誠実なことを言うのは苦手なんだ。でも今は誠実になるよ。タイチがいなければ、俺はコロナ禍を乗り越えることはできなかった。彼こそ文字通り、俺のところへ来て、俺を家まで送り、問題がないかを毎日確認してくれた。俺たちは酒を飲み、ご飯を食べ、トレーニングをして、可能な限りの時間を一緒に過ごした。それがタッグチームというものだ。ANGEROUS TEKKERSが終わっても、鈴木軍が終わっても、俺とタイチの固い結びつきは永遠だ。
ただしタイチ、今のこの結びつきは、ライバル関係なんだ。今の俺はIWGP世界ヘビー級王者ではないかもしれないが、最近まではそうだった。トーキョードームのメインイベントを2回務めた。『G1 CLIMAX』で優勝して、俺はトップに立っている。彼を倒すには、タイチ自身の技を引っ張り出す必要があった。タイチ、お前のことを疑っている唯一の人間はお前自身だ。タイチ、自分を信じろ。次に試合する時は、IWGP世界ヘビー級王座戦だぞ。お前がどう思うかは関係ない。(※日本語で)デモ、トリアエズ、アリガトネ」

タイチ「(※コメントスペースに現れると座り込んで)どんな進み方にしろ、今日はザックとやることが運命だった、宿命だったっていうふうになったら、そう受け入れる。欲を言えば、何回も言うようだけど、もっと自分の実力をつけてからザックの前に立ちたかった。言い訳すんだったら、次は必ず万全の状態でリングに上がりたい。
けど、こんなの言い訳で、プロはいつだって100%出さなきゃいけねぇんだ。転んでも転んでも、立ち上がっても立ち上がっても、こんなんばっかりだ。だから世の中の人間よ、俺よりみんな楽しい人生歩んでるだろう。俺の方が無様だろう、毎日毎日。毎回毎回必死に手を伸ばしたって、届かねぇもんもあんだよ。
だけど、何回も伸ばしたっていいだろう、この命が尽きるまで。俺はハッキリ言って、俺のレスラーとしての炎は風前の灯火かもしれない。だけど、何もなくあっさり消え去るより、最後しっかり綺麗に燃え尽きて消えていきたい。まだまだこんなんじゃ綺麗に終われない。悔しい。凄く悔しい。
こんなんでしか勝ち上がれない自分が、そして今日、本当はメインイベントでザックとやるはずだった。今、IWGPタイトル(マッチ)をやってる。何も持っちゃいねぇな、俺。運もねぇし、つきもねぇよ。実力もない。何も持ってねぇから認められねぇんだな。
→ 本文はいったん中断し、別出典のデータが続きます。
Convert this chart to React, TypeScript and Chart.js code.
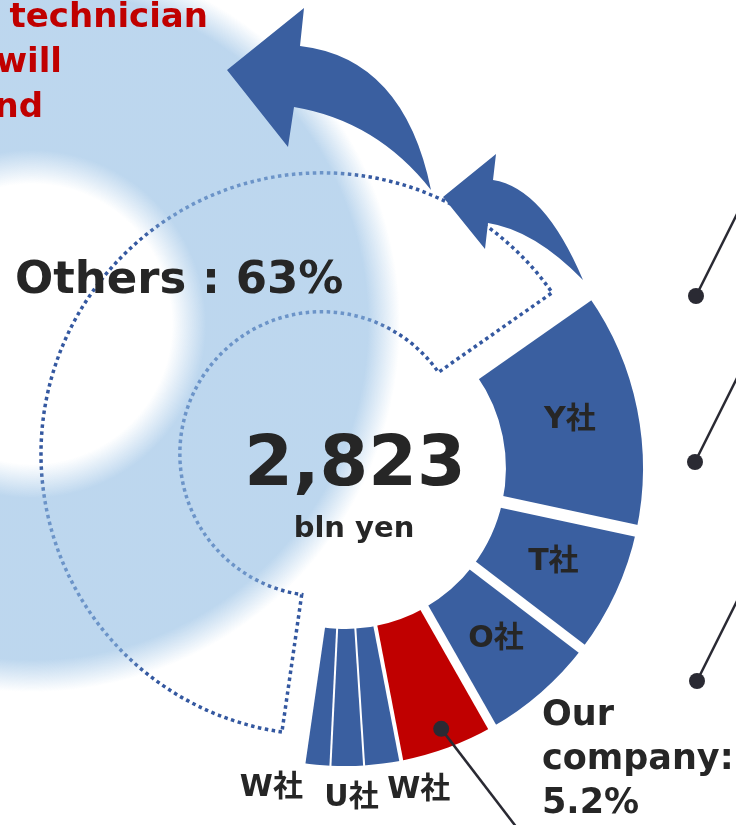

また下からやり直すよ。この俺の気力が、炎が燃えてる限りやるしかないだろう。俺もいつかIWGPにああやって永田みたいに入場して、愛されるコールされる時が来たらいいな。(※立ち上がりながら)先は長くないかもしれないけど、やるだけやってみてさ。
何の運命かわかんないけど、今日、こんな実力不足の俺がこの舞台でザックとやれたこと感謝します。ありがとうございました。ザック、本当にありがとう。お前がいなかったら俺は……。ずっと死ぬまで大切な存在。また必ずいつか自信持って、対角に立つよ。ありがとう」

ザックとタイチの言葉が示すように、この試合は単なるトーナメント戦ではなく、二人の歴史と絆が交錯する特別な一戦であった。